Wednesday, October 09, 2013

More on government healthcare

At the end of WWII, I spent two weeks in a Naval Hospital with pneumonia complicated by malaria. The head nurse, Lt. Helen Heffentrager, must have been jilted by a Marine because anyone who wore our dogtags became the object of her irritation. Every morning she would scream, "Get up out of that sack you lazy, (bleeping), good for nothing Jarhead, and swab the deck." She was a foul-mouthed, red-headed hellion.

I remember a Navy Dentist who wouldn't give me Novocain. He said, "Marines are supposed to be tough." Probably these events are the reasons I chose a civilian doctor and hospital in Philadelphia rather than use the "free" government health care when my wife was expecting our first child. I was in the Marine Corps when she was expecting our second son in 1951, and I chose a civilian doctor and St. Vincent's Hospital in Indianapolis.

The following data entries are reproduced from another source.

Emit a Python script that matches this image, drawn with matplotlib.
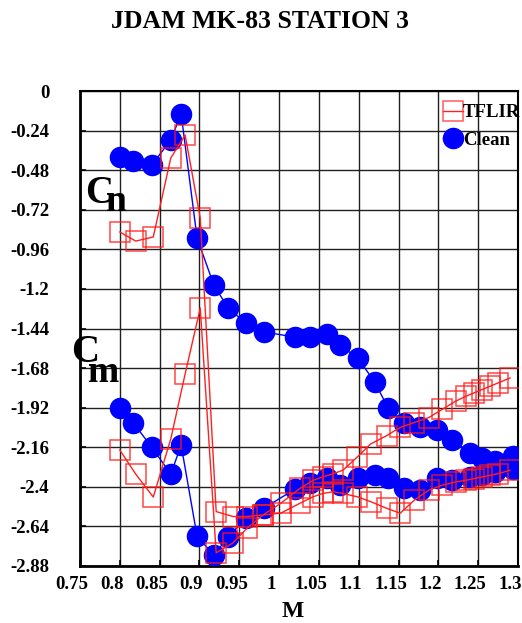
import matplotlib
matplotlib.use("Agg")
import matplotlib.pyplot as plt
from matplotlib.lines import Line2D
import matplotlib.transforms as mtransforms

plt.rcParams['font.family'] = ['Liberation Serif', 'DejaVu Serif']
plt.rcParams['font.weight'] = 'bold'

# ---- data ----
clean_mach = [0.800, 0.817, 0.840, 0.864, 0.877, 0.897, 0.918, 0.936, 0.958, 0.981,
              1.020, 1.039, 1.060, 1.076, 1.099, 1.120, 1.137, 1.157, 1.177, 1.198,
              1.217, 1.240, 1.255, 1.271, 1.294]
clean_cn = [-0.400, -0.424, -0.449, -0.297, -0.139, -0.891, -1.176, -1.316, -1.407, -1.461,
            -1.492, -1.492, -1.474, -1.540, -1.619, -1.765, -1.922, -2.013, -2.038, -2.056,
            -2.116, -2.195, -2.226, -2.244, -2.213]
clean_cm = [-1.922, -2.013, -2.159, -2.323, -2.147, -2.699, -2.814, -2.705, -2.589, -2.529,
            -2.414, -2.377, -2.347, -2.389, -2.347, -2.329, -2.347, -2.407, -2.420, -2.347,
            -2.360, -2.340, -2.330, -2.310, -2.290]

tflir_mach = [0.800, 0.820, 0.842, 0.864, 0.882, 0.901, 0.921, 0.942, 0.960, 0.980,
              1.002, 1.026, 1.043, 1.055, 1.068, 1.080, 1.098, 1.115, 1.135, 1.152,
              1.170, 1.188, 1.205, 1.222, 1.235, 1.245, 1.255, 1.265, 1.275, 1.290]
tflir_cn = [-0.855, -0.910, -0.885, -0.406, -0.267, -0.770, -2.55, -2.58, -2.58, -2.57,
            -2.56, -2.50, -2.46, -2.44, -2.43, -2.44, -2.46, -2.49, -2.53, -2.56,
            -2.48, -2.42, -2.39, -2.37, -2.36, -2.35, -2.34, -2.33, -2.32, -2.30]
tflir_cm = [-2.177, -2.323, -2.462, -2.110, -1.716, -1.316, -2.80, -2.74, -2.65, -2.57,
            -2.50, -2.41, -2.36, -2.34, -2.32, -2.30, -2.22, -2.14, -2.09, -2.04,
            -2.01, -1.98, -1.93, -1.88, -1.85, -1.83, -1.81, -1.79, -1.77, -1.74]

x_ticks = [0.75, 0.8, 0.85, 0.9, 0.95, 1.0, 1.05, 1.1, 1.15, 1.2, 1.25, 1.3]
x_labels = ['0.75', '0.8', '0.85', '0.9', '0.95', '1', '1.05', '1.1', '1.15', '1.2', '1.25', '1.3']
y_ticks = [0, -0.24, -0.48, -0.72, -0.96, -1.2, -1.44, -1.68, -1.92, -2.16, -2.4, -2.64, -2.88]
y_labels = ['0', '-0.24', '-0.48', '-0.72', '-0.96', '-1.2', '-1.44', '-1.68', '-1.92',
            '-2.16', '-2.4', '-2.64', '-2.88']

W, H = 522, 623
fig = plt.figure(figsize=(W / 100, H / 100), dpi=100)
ax = fig.add_axes([80 / W, 1 - 566 / H, 438 / W, 475 / H])

blue = '#0000ff'
red = '#ff2020'

for ys in (clean_cn, clean_cm):
    ax.plot(clean_mach, ys, color=blue, lw=1.0, marker='o', ms=14.5,
            markerfacecolor=blue, markeredgecolor=blue, zorder=3)
for ys in (tflir_cn, tflir_cm):
    ax.plot(tflir_mach, ys, color=red, lw=1.0, marker='s', ms=14.5,
            markerfacecolor='none', markeredgecolor=(1, 0.1, 0.1, 0.8),
            markeredgewidth=1.1, zorder=4)

ax.set_xlim(0.75, 1.3)
ax.set_ylim(-2.88, 0)
ax.set_xticks(x_ticks)
ax.set_xticklabels(x_labels)
ax.set_yticks(y_ticks)
ax.set_yticklabels(y_labels)
ax.grid(True, color='#202020', lw=1.0, zorder=0)
ax.tick_params(axis='both', direction='in', length=4, width=1.2, labelsize=13.5)
ax.tick_params(axis='y', pad=22)
ax.tick_params(axis='x', pad=7)
for lab in ax.get_xticklabels():
    lab.set_transform(lab.get_transform() +
                      mtransforms.ScaledTranslation(-8 / 100, 0, fig.dpi_scale_trans))
for s in ['left', 'bottom']:
    ax.spines[s].set_linewidth(2.0)
for s in ['top', 'right']:
    ax.spines[s].set_linewidth(1.5)

handles = [Line2D([], [], color=red, lw=1.0, marker='s', ms=14.5, markerfacecolor='none',
                  markeredgecolor=(1, 0.2, 0.2, 0.8), markeredgewidth=1.1),
           Line2D([], [], color=blue, lw=1.0, marker='o', ms=14.5,
                  markerfacecolor=blue, markeredgecolor=blue)]
ax.legend(handles, ['TFLIR', 'Clean'], loc='upper left',
          bbox_to_anchor=((443 - 80) / 438, (566 - 104) / 475),
          frameon=False, handlelength=1.05, handletextpad=0.0, borderpad=0,
          borderaxespad=0, labelspacing=0.55, prop={'size': 13.5, 'weight': 'bold'})

def px(x, y):
    return x / W, 1 - y / H

fig.text(*px(260, 28), 'JDAM MK-83 STATION 3', ha='center', va='baseline',
         fontsize=18.5, fontweight='bold')
fig.text(*px(293, 617), 'M', ha='center', va='baseline', fontsize=17, fontweight='bold')
fig.text(*px(85, 203), 'C', ha='left', va='baseline', fontsize=28, fontweight='bold')
fig.text(*px(106, 211), 'n', ha='left', va='baseline', fontsize=27, fontweight='bold')
fig.text(*px(71, 362), 'C', ha='left', va='baseline', fontsize=28, fontweight='bold')
fig.text(*px(88, 382), 'm', ha='left', va='baseline', fontsize=27, fontweight='bold')

fig.savefig('out.png', dpi=100)
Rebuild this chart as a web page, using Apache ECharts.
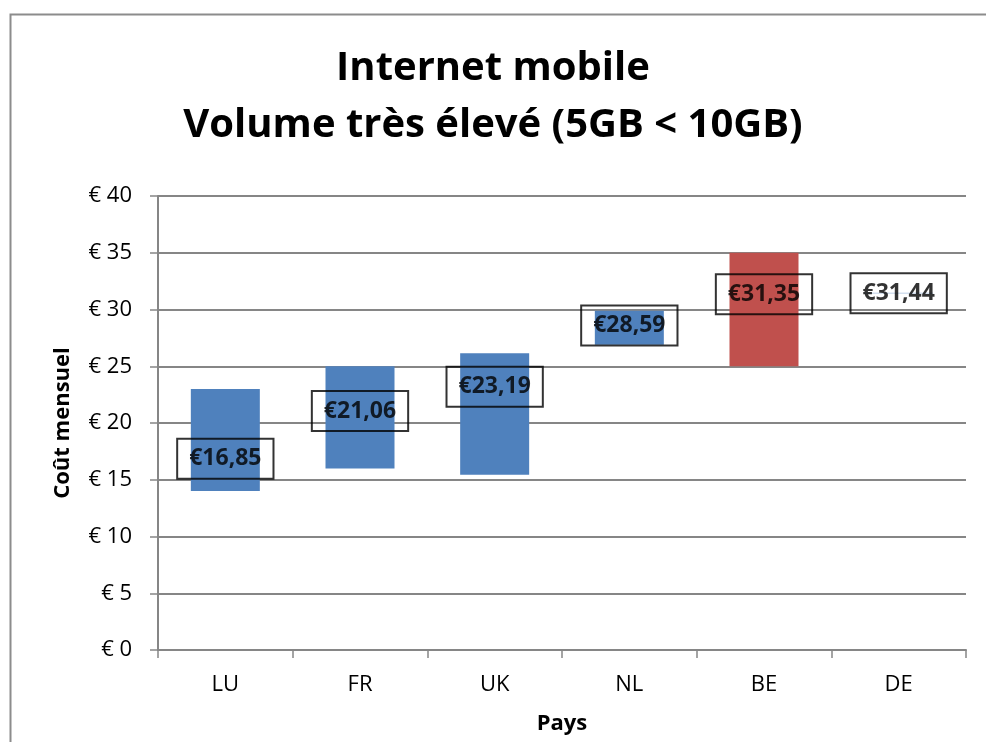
<!DOCTYPE html>
<html>
<head>
<meta charset="utf-8">
<script src="https://cdn.jsdelivr.net/npm/echarts@6/dist/echarts.min.js"></script>
<style>html,body{margin:0;padding:0;background:#fff;}#c{width:986px;height:742px;}</style>
</head>
<body>
<div id="c"></div>
<script>
var categories = ['LU', 'FR', 'UK', 'NL', 'BE', 'DE'];
var minValues = [14.0, 16.0, 15.45, 26.9, 25.0, 31.40];
var maxValues = [23.0, 25.0, 26.15, 29.9, 35.0, 31.48];
var avgValues = [16.85, 21.06, 23.19, 28.59, 31.35, 31.44];
var yTicks = [0, 5, 10, 15, 20, 25, 30, 35, 40];

var FONT = '"Open Sans", "Noto Sans", sans-serif';
var barColors = ['#4F81BD', '#4F81BD', '#4F81BD', '#4F81BD', '#C0504D', '#A7C0DE'];

var chart = echarts.init(document.getElementById('c'));
var rangeData = categories.map(function (c, i) {
  return { value: +(maxValues[i] - minValues[i]).toFixed(2), itemStyle: { color: barColors[i] } };
});
var fmt = function (v) { return '€' + v.toFixed(2).replace('.', ','); };

chart.setOption({
  backgroundColor: '#fff',
  animation: false,
  graphic: [{
    type: 'rect', left: 8, top: 12,
    shape: { width: 1000, height: 760 },
    style: { fill: 'none', stroke: '#8c8c8c', lineWidth: 2 }
  }],
  title: {
    text: 'Internet mobile\nVolume très élevé (5GB < 10GB)',
    left: 'center',
    top: 35,
    textStyle: { fontFamily: FONT, fontWeight: 'bold', fontSize: 40, lineHeight: 57, color: '#000' }
  },
  grid: { left: 158, right: 20, top: 196, bottom: 92 },
  xAxis: {
    type: 'category',
    data: categories,
    name: 'Pays',
    nameLocation: 'middle',
    nameGap: 63,
    nameTextStyle: { fontFamily: FONT, fontWeight: 'bold', fontSize: 22, color: '#000' },
    axisLine: { lineStyle: { color: '#868686', width: 2 } },
    axisTick: { show: true, length: 8, alignWithLabel: false, lineStyle: { color: '#868686', width: 1.5 } },
    axisLabel: { fontFamily: FONT, fontSize: 22, color: '#000', margin: 24 }
  },
  yAxis: {
    type: 'value',
    min: 0, max: 40, interval: 5,
    name: 'Coût mensuel',
    nameLocation: 'middle',
    nameGap: 84,
    nameRotate: 90,
    nameTextStyle: { fontFamily: FONT, fontWeight: 'bold', fontSize: 22, color: '#000' },
    axisLine: { show: true, lineStyle: { color: '#868686', width: 2 } },
    axisTick: { show: true, length: 8, lineStyle: { color: '#868686', width: 1.5 } },
    axisLabel: {
      fontFamily: FONT, fontSize: 22, color: '#000', margin: 26,
      formatter: function (v) { return yTicks.indexOf(v) >= 0 ? '€ ' + v : ''; }
    },
    splitLine: { show: true, lineStyle: { color: '#868686', width: 2 } }
  },
  series: [
    {
      type: 'bar', stack: 'r', barWidth: 69, silent: true,
      itemStyle: { color: 'transparent' },
      data: minValues
    },
    {
      type: 'bar', stack: 'r', barWidth: 69,
      data: rangeData
    },
    {
      type: 'scatter',
      symbolSize: 1,
      itemStyle: { color: 'transparent' },
      data: avgValues,
      z: 10,
      label: {
        show: true,
        position: 'inside',
        formatter: function (p) { return fmt(p.value); },
        fontFamily: FONT, fontWeight: 'bold', fontSize: 23, color: '#000',
        borderColor: '#000', borderWidth: 2,
        padding: [9, 12, 8, 12]
      }
    }
  ]
});
</script>
</body>
</html>
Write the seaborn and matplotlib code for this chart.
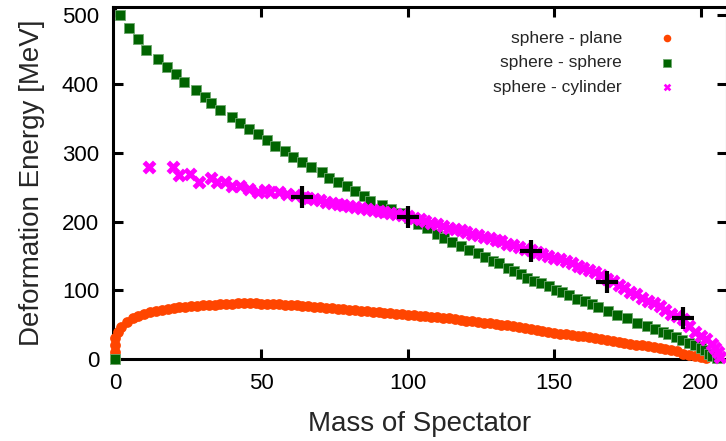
import matplotlib
matplotlib.use("Agg")
import matplotlib.pyplot as plt
import pandas as pd
import seaborn as sns

# ---- data ----
plane_x = [0, 0, 0, 0, 1, 2, 4, 6, 8, 10, 12, 14, 16, 18, 20, 22, 24, 26, 28, 30,
           32, 34, 36, 38, 40, 42, 44, 46, 48, 50, 52, 54, 56, 58, 60, 62, 64, 66,
           68, 70, 72, 74, 76, 78, 80, 82, 84, 86, 88, 90, 92, 94, 96, 98, 100,
           102, 104, 106, 108, 110, 112, 114, 116, 118, 120, 122, 124, 126, 128,
           130, 132, 134, 136, 138, 140, 142, 144, 146, 148, 150, 152, 154, 156,
           158, 160, 162, 164, 166, 168, 170, 172, 174, 176, 178, 180, 182, 184,
           186, 188, 190, 192, 194, 196, 198, 200, 202]
plane_e = [0, 10, 20, 30, 40, 47, 54, 59, 63, 66, 68, 70, 72, 73, 74, 75, 76, 77,
           77.5, 78, 78.5, 79, 79.5, 80, 80.5, 81, 81, 81, 81, 80.5, 80.5, 80,
           79.5, 79, 78.5, 78, 77, 76.5, 76, 75, 74.5, 74, 73, 72.5, 72, 71, 70.5,
           70, 69, 68, 67.5, 67, 66, 65, 64.5, 64, 63, 62, 61.5, 61, 60, 59, 58,
           57, 56, 55, 54, 53, 52, 51, 50, 49, 47.5, 46.5, 45, 44, 42.5, 41, 39.5,
           38, 37, 36, 35, 34, 33, 31.5, 30.5, 29, 28, 26.5, 25, 24, 22.5, 21, 20,
           18.5, 17, 15.5, 14, 12.5, 11, 8, 6.5, 5, 3, 1]

sphere_x = [0, 1.8, 4.7, 7.7, 10.7, 14.7, 17.7, 20.7, 23.7, 27.7, 30.8, 32.8, 35.9,
            39.9, 42.8, 45.7, 48.8, 51.9, 54.7, 57.9, 60.9, 64.0, 67.0, 70.6, 73.1,
            76.1, 79.2, 82.0, 85.1, 87.2, 91.1, 94.2, 97.4, 100.5, 103.6, 106.7,
            109.9, 112.2, 115.0, 118.1, 121.0, 124.1, 126.2, 129.2, 131.3, 134.1,
            136.4, 138.7, 140.6, 143.2, 145.5, 148.2, 150.5, 152.6, 155.2, 157.7,
            160.5, 162.8, 165.1, 168.3, 171.3, 174.7, 178.2, 181.6, 184.4, 187.0,
            189.0, 191.5, 193.5, 196.0, 198.0, 200.0, 201.5, 203.0, 204.0, 205.5]
sphere_e = [0, 500, 481, 465, 450, 437, 425, 414, 403, 392, 381, 372, 362, 352, 344,
            335, 327, 318, 310, 302, 294, 287, 279, 272, 264, 257, 251, 244, 237,
            230, 224, 218, 212, 205, 197, 190, 182, 176, 170, 164, 159, 154, 148,
            143, 139, 133, 128, 123, 118, 114, 110, 106, 101, 97, 93, 88, 84, 79.5,
            75, 70, 64, 59, 53, 48, 43, 40, 37, 32, 28, 24, 20, 16, 13, 8, 5, 1]

cyl_x = [11.7, 19.7, 21.7, 25.7, 28.8, 32.8, 34.8, 37.6, 39.9, 42.8, 45.6, 49.0,
         51.3, 53.0, 55.9, 58.7, 61.5, 64.4, 66, 68, 70, 72, 74, 76, 78, 80, 82,
         84, 86, 88, 90, 92, 94, 96, 98, 100, 102, 104, 106, 108, 110, 112, 114,
         116, 118, 120, 122, 124, 126, 128, 130, 132, 134, 136, 138, 140, 142,
         144, 146, 148, 150, 152, 154, 156, 158, 160, 162, 164, 166, 168, 170,
         172, 174, 176, 178, 180, 182, 184, 186, 188, 190, 192, 194, 196, 198,
         200, 202, 204, 205, 206, 206.5]
cyl_e = [280, 280, 268, 269, 258, 263, 258, 257, 251, 251, 247, 243, 246, 243,
         243, 240, 238, 235, 234, 232.5, 231, 229, 227, 225.5, 224, 222.5, 221,
         219.5, 218, 217, 215.5, 214, 212.5, 211, 209, 207.5, 205.5, 203.5, 201,
         198.5, 196, 193.5, 191, 189, 187, 185, 182.5, 180, 178, 175.5, 173, 171,
         168, 165.5, 163, 160.5, 158, 155.5, 152.5, 150, 147.5, 145, 142.5, 139.5,
         136, 133, 130, 126, 122, 117, 113, 108, 103, 98, 94, 89, 85, 81, 77, 72,
         66, 63, 58, 48, 40, 34, 29, 22, 16, 10, 3]

cross_x = [64, 100, 142, 168, 194]
cross_e = [236, 207, 157, 112, 59]

sns.set_theme(style="ticks")
plt.rcParams["font.family"] = ["Liberation Sans", "DejaVu Sans"]

fig = plt.figure(figsize=(7.26, 4.41), dpi=100)
ax = fig.add_axes([0.1556, 0.1859, 0.8457, 0.7982])

sns.scatterplot(x=plane_x, y=plane_e, ax=ax, marker="o", s=60, color="#ff4500",
                linewidth=0, label="sphere - plane", clip_on=False, zorder=3)
sns.scatterplot(x=sphere_x, y=sphere_e, ax=ax, marker="s", s=52, color="#006400",
                edgecolor="#6fa86f", linewidth=0.6, label="sphere - sphere",
                clip_on=False, zorder=4)
sns.scatterplot(x=cyl_x, y=cyl_e, ax=ax, marker="X", s=100, color="#ff00ff",
                linewidth=0, label="sphere - cylinder", clip_on=False, zorder=5)
ax.plot(cross_x, cross_e, linestyle="none", marker="+", markersize=16,
        markeredgewidth=3, color="black", zorder=6)

ax.set_xlim(-0.7, 209)
ax.set_ylim(0, 512)
ax.set_xticks([0, 50, 100, 150, 200])
ax.set_yticks([0, 100, 200, 300, 400, 500])

for side in ["left", "right", "top", "bottom"]:
    ax.spines[side].set_visible(True)
    ax.spines[side].set_linewidth(2.2)
    ax.spines[side].set_color("black")
ax.tick_params(direction="in", length=7, width=2.2, top=True, right=True,
               labelsize=16, colors="black")
ax.tick_params(axis="x", pad=10)
ax.tick_params(axis="y", pad=10)

ax.set_xlabel("Mass of Spectator", fontsize=20, labelpad=12)
ax.set_ylabel("Deformation Energy [MeV]", fontsize=20, labelpad=12)

leg = ax.legend(loc="upper right", bbox_to_anchor=(0.945, 0.958), frameon=False,
                markerfirst=False, fontsize=12.5, labelspacing=0.55,
                handletextpad=1.6, borderpad=0, scatterpoints=1)
for h in leg.legend_handles:
    h.set_sizes([30])

fig.savefig("out.png", dpi=100)
plt.close(fig)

Sidebar: Elizabeth had a Cesarean Section and a private room at Episcopal Hospital in Philly for seven days. The total cost for the hospital room, operating room, surgeon and doctor for pre-natal and post-natal care was $402.00. The hospital used four pints of blood in the surgery and we were not charged for it. They just asked us to donate eight pints to their blood bank and my Marine buddies took care of that. BTW... Navy Corpsmen were exceptional.